- Occupation: Climate scientist
- Employer: Griffith University
- Title: Professor

= Jean Palutikof =

Australian scientist

Jean P. Palutikof is a climate scientist and is founding director of the National Climate Change Adaptation Research Facility (NCCARF) at Griffith University in Queensland, Australia. She has held this position since 2008. Prior to this, Palutikof was based at the UK Met Office during which time she managed the production of the Intergovernmental Panel on Climate Change Fourth Assessment Report for Working Group II (Impacts, Adaptation and Vulnerability).

Palutikof is one the scholars of climate change adaptation and was lead author and review editor for several assessments of the Intergovernmental Panel on Climate Change. She was present in Oslo at the ceremony at which the organization received the Nobel Peace Prize.

==Career==
Between 1974 and 1979 Palutikof worked as a lecturer in the Department of Geography at the University of Nairobi.

Between 1979 and 2004 Palutikof worked at the University of East Anglia in the United Kingdom in the School of Environmental Sciences and as Director of the Climatic Research Unit.

Palutikof was the Director of NCCARF at Griffith University from 2008 to present (as at 2023).

==Research==
Palutikof's research focuses on the area of climate change - particularly the application of climatic data to economic and planning issues. Her area of speciality is extreme events and their impacts.
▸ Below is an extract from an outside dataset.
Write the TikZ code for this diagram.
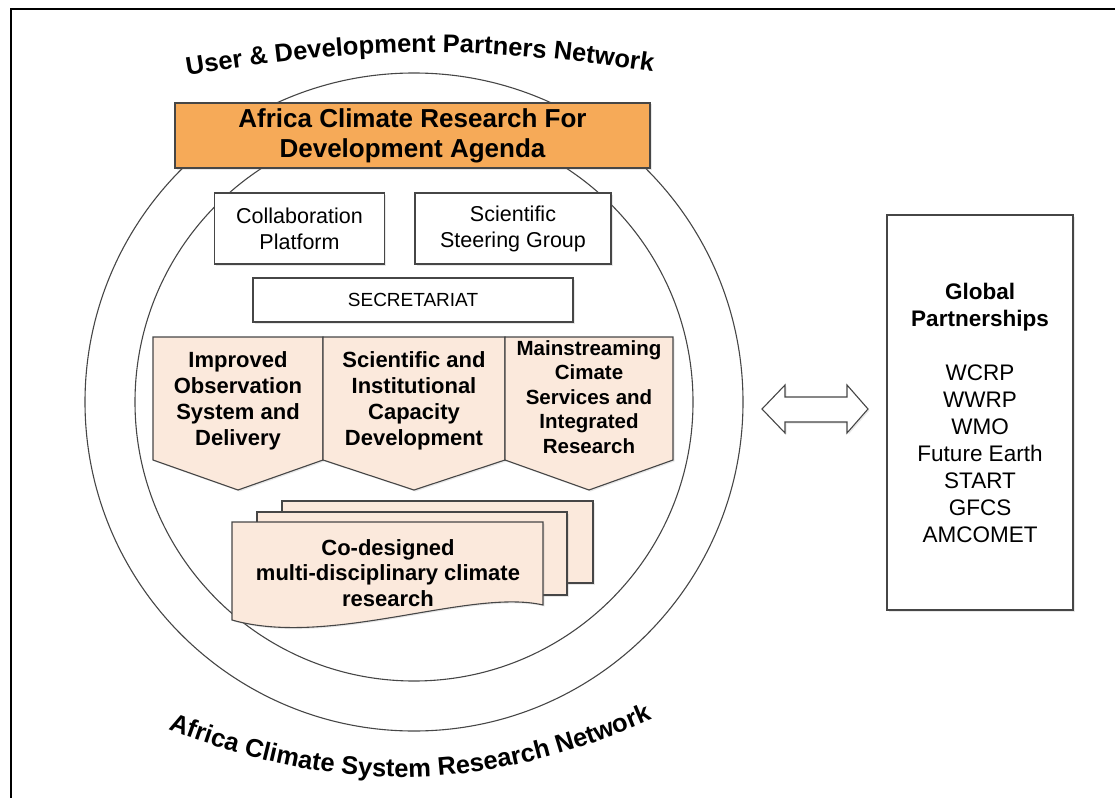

She has collaborations with scientists across North America and Europe on the topic of constructing climate change scenarios which can be used in studies of climate impacts.

She has published over 200 pieces of research on the topic of anthropogenic climate change and climate variability.

Palutikof has conducted research on heat stress, under 'Area we ready for extreme heat', as part of her work as a Professor in Climate Change at Griffith University.
==Speaking engagements==
In 2010, to launch Indiana University's William T. Patten Lecture Series Palutikof presented two public lectures. These were titled "The Role of International Treaties in Tackling Climate Change" and "Adaptation Strategies: A Poor Man's Solution?".

== Publications ==
Palutikof has numerous publications on climate adaptation, climate change, global climate models.

- Barnett, Jon, et al. “From Barriers to Limits to Climate Change Adaptation: Path Dependency and the Speed of Change.” Ecology and Society, vol. 20, no. 3, 2015. JSTOR.
- Beniston, M., Stephenson, D.B., Christensen, O.B. et al. Future extreme events in European climate: an exploration of regional climate model projections. Climatic Change 81 (Suppl 1), 71–95 (2007).
- Palutikof, J., Brabson, B., Lister, D., & Adcock, S. (1999). A review of methods to calculate extreme wind speeds. Meteorological Applications, 6(2), 119-132.
==Books==
Palutikof has co-authored several books including the following:

- The Nature and Causes of climate Change: Assessing the long-term future
- Natural Disasters and Adaptation to Climate Change
- Climate Adaptation Futures

== Prizes ==

- 2007 - Nobel Peace Prize - Palutikof was Head of the Technical Support Unit of the Working Group II on the Inter-governmental Panel on Climate Change (IPCC).